I am familiar with all of the people being discussed and have read all of their books and seen the accompanying videos. Regardless of all we've read, whether we agree with the methods or not, we've done what works with our two children.

With Ezzo I would like to thank the couple for keeping me sane in those first few months with DS. I put him on a schedule right away but also co-slept, wore him in a sling and attended LLL meetings. I wanted him to fit into my life and for me, cannot imagine being at his beck and call 24 hours a day. DD did not conform to a rigid schedule as well as DS but we eventually figured each other out. One of the Ezzos videos is about breastfeeding and goes into more detail than I heard at most LLL meetings.

We (DH and I) have read enough of James Dobsons, the Pearls and To Train Up a Child to know we could never carry them out to the enth degree. That's what I would say to anyone asking about them. If the person was level headed I'd say go for it. If they are fickle, unsure of themselves or given to extremes, I'd discourage it. Case in point...an acquaintance I know took the Ezzos video course and went clear off the far end with it. She did not successfully breastfeed which may or may not be attributed to the video. She told me that if she had a boy she wouldn't even try nursing him because she didn't want him to be too attached to her! So, her thinking was scewed to begin with.

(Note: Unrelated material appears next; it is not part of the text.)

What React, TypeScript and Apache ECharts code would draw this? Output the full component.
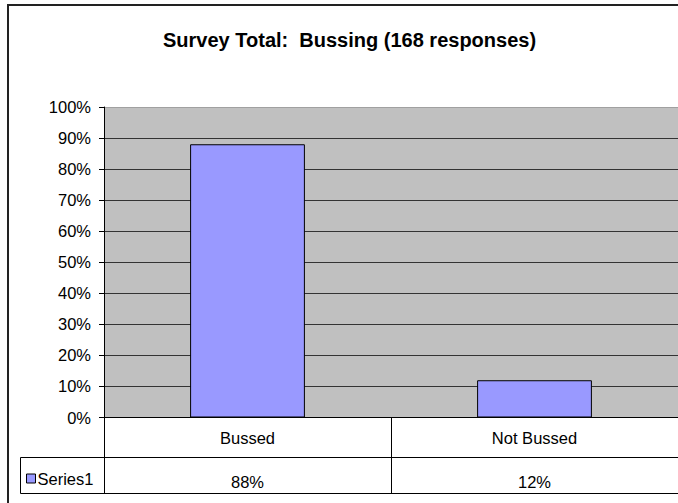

My opinion about all child rearing methods is use you head...use your best judgement...use what works for that individual child. No one method knows your child and will work for all of your children.

Kimberly
post #40 of 110
The Pearl philosophy is that children shouls be trained in the same way that animals are trained. Pain.
They fail to mention that animals that are trained like that often turn...
The Ezzo method had ended up in more than a few cases of "failure to thrive" and several deaths...
When people mention "Train up a Child" to me, I usually tell them my parenting methods are almost exactly opposity of that.